Last week, the APRA proposed discarding one of their key constraints on mortgage credit in an effort to allow more customers into the housing market. If the proposal progresses, customers taking out a new home loan will be able to borrow tens of thousands of dollars more to fund the purchase of their property.
The change comes amid spiralling house prices, low credit growth and speculation that the Reserve Bank will cut interest rates at some point in the coming months – making the lower interest rate ‘floor’ more representative of what future interest rates may be.
New mortgage customers are currently assessed on their ability to manage repayments with 7.25 per cent interest rates. Banks are required to test prospective borrowers against the 7 per cent minimum floor rate, or a buffer of at least 2 per cent above the loan product rate. APRA suggested that prudent lenders should even use rates comfortably above these minima, with most ADIs using 7.25 per cent and 2.25 per cent respectively.
APRA has now proposed revisions to its lending guidelines, which include removing the quantitative guidance on the level of the serviceability floor rate, increasing the expected level of serviceability buffer from at least 2 per cent to 2.5 per cent, and removing the expectation that prudent lenders will use a buffer above 2.5 per cent.
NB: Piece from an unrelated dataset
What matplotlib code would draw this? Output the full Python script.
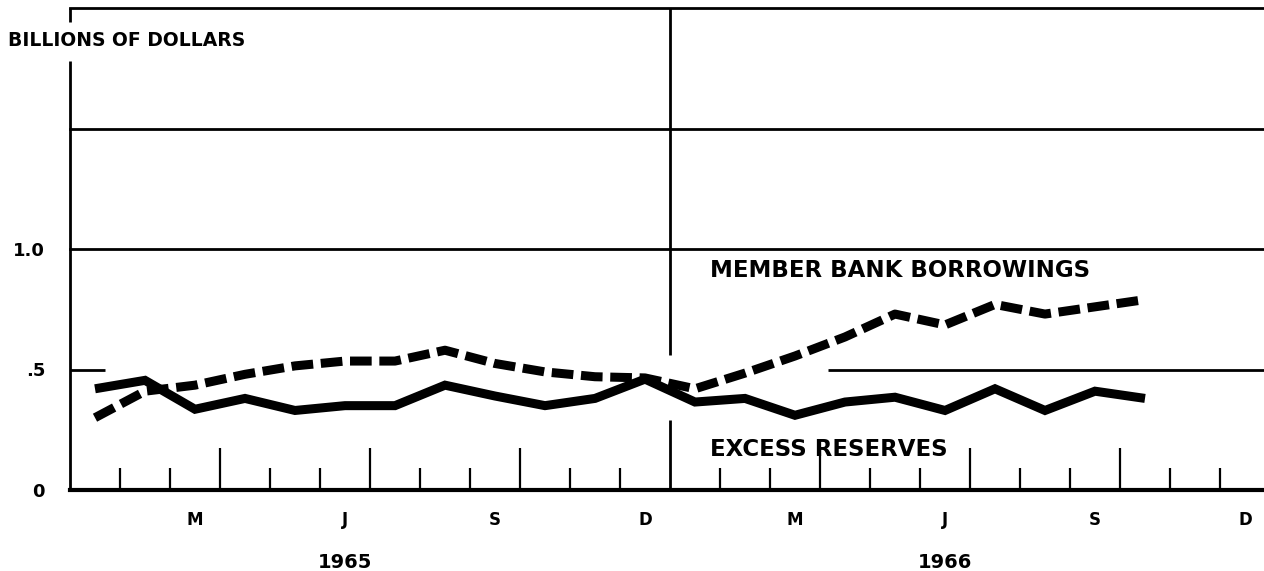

These revisions mean that if a new customer wanted to borrow at an interest rate of 3.9 percent, they will likely be assessed on whether they can repay at a lower 6.4 per cent compared to the previous 7.25 per cent.
APRA removing its previous guidance would allow banks to set their own minimum assessment rates and reduce the gap between the 7 per cent floor and the actual rates paid, given the historic low of current interest rates. Raising the buffer to 2.5 per cent is to ensure that lenders will still operate responsibly and in the best interest of borrowers.
According to APRA Chair, Wayne Byres, the gap between the 7 per cent floor and actual rates paid has become unnecessarily wide.
“[The] introduction of differential pricing in recent years — with a substantial gap emerging between interest rates for owner-occupiers with principal-and-interest loans on the one hand, and investors with interest-only loans on the other — has meant that the merits of a single floor rate across all products have been substantially reduced,” he said.
Removing these regulations will be a welcome change in the market for borrowers who have so far been unable to access a mortgage. The proposed changes will likely affect owner-occupiers the most, due to banks charging these customers lower rates than property investors.
According to the Urban Taskforce, APRA’s proposed changes will also ultimately help the supply of new housing.
“The re-election of the Morrison Government means negative gearing and capital gains tax will not change, so more certainty is coming into the housing market. This greater certainty along with APRA’s changes are positive signals for the housing sector,” says Urban Taskforce CEO, Chris Johnson.
However, CoreLogic has forecast that the revisions are unlikely to result in a rebound in the housing market, as new borrowers will still have to contend with other areas of tightening. While revised regulations may lead more borrowers to the market and potentially slow the declines in house prices, the rapid inflation of dwelling values is still largely out of reach.
Following the outcome of the Federal Election and APRA’s announcement, consumer sentiment towards property is on the rise, signalling a boost for Australia’s property market.
APRA have already been quick to support the lending sector by recently removing their 10 per growth cap on investor lending and 30 per cent cap on interest-only lending. Now that the uncertainty surrounding the Federal Election is also behind us, the market’s future shows signs of recovery.
APRA’s latest proposal has a four-week consultation period that will close on 18 June, ahead of the authority releasing a final version of the updated APG 223 shortly afterwards.